In the past, Isa providers have made their offerings more attractive around this time of year, to woo savers who have yet to use their Isa allowance of £15,240 before the current tax year ends, or who are looking for a place to stash their cash when the new tax year starts from April 6.
Isas currently have tax advantages over other accounts. But people's reliance on Isas as a shelter from the taxman is expected to be weakened from April 6, when the new personal savings allowance is introduced.
The change means basic rate taxpayers paying 20% tax will be able to earn up to £1,000 in savings interest tax-free and higher rate taxpayers paying 40% tax will be able to earn up to £500 in tax-free savings income.
The new allowance will include account interest from bank and building society accounts as well as accounts with credit unions and NS&I (National Savings and Investments) and other types of income, such as that from government or company bonds.

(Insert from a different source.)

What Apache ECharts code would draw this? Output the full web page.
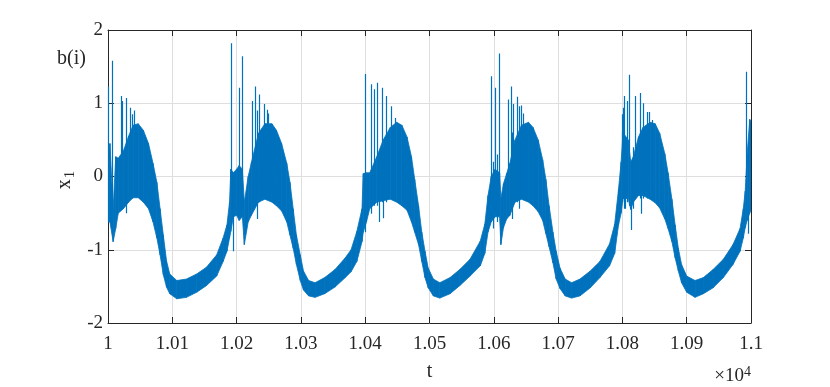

Interest earned from tax-free Isas will not count towards the personal savings allowance, as money held there is already ring-fenced from tax.
Moneyfacts said that five years ago, the top easy access Isa rate was 3.15%.
Six months ago, it was 1.51%, and now it is a deal at 1.41% being offered by Virgin Money's E-Isa. Also among the top current deals, Coventry Building Society and Post Office Money are both offering easy access deals at 1.4%.
Someone locking into a five-year fixed Isa five years ago could have got a rate of 4.3%.
But if they are looking for a similar deal now, the top rate currently on its records is 2.6%, from the State Bank of India, which requires a minimum £15,000 investment. Also among the best buys, Metro Bank has a five-year deal at a slightly lower rate of 2.25%, with a minimum £1 investment needed.
Charlotte Nelson, a finance expert at Moneyfacts.co.uk, advised savers to "act fast" if they see a good deal as it is likely to become over-subscribed quickly and have its rate reduced.
She said: "If we do have an Isa season this year it's likely to be short-lived with rates only rising slightly, if at all."
Research from Nationwide Building Society recently found that more than two-fifths (45%) of people are already using their current account to build up their savings pots, compared with one in three (34%) who use a cash Isa.
Several current account providers are offering rates as high as 3%, 4% and 5%, together with added perks such as cashback and cash for switching.
Ms Nelson said the new personal savings allowance "seems to have only exacerbated the downward slide in Isa rates".
She continued: "Isas were once the go-to product for savers as they offered not only tax benefits but also some of the better rates on the market.
"However, this is certainly no longer the case thanks to almost constant rate decreases. For instance, the best easy access Isa rate has dropped by 0.10% in just six months, making this perhaps the worst Isa season on record."
But Ms Nelson cautioned savers against forgetting Isas completely in the light of the new personal savings allowance.
She said: "Relying on the personal savings allowance alone for your tax-free pot is a gamble - eventually rates will go up, and the amount savers can save tax-free will subsequently diminish.
"For this reason, Isas shouldn't be overlooked, particularly if you have larger amounts to save. In addition, Isas can be passed on to spouses after death, which is worth contemplating when weighing up your long-term interests."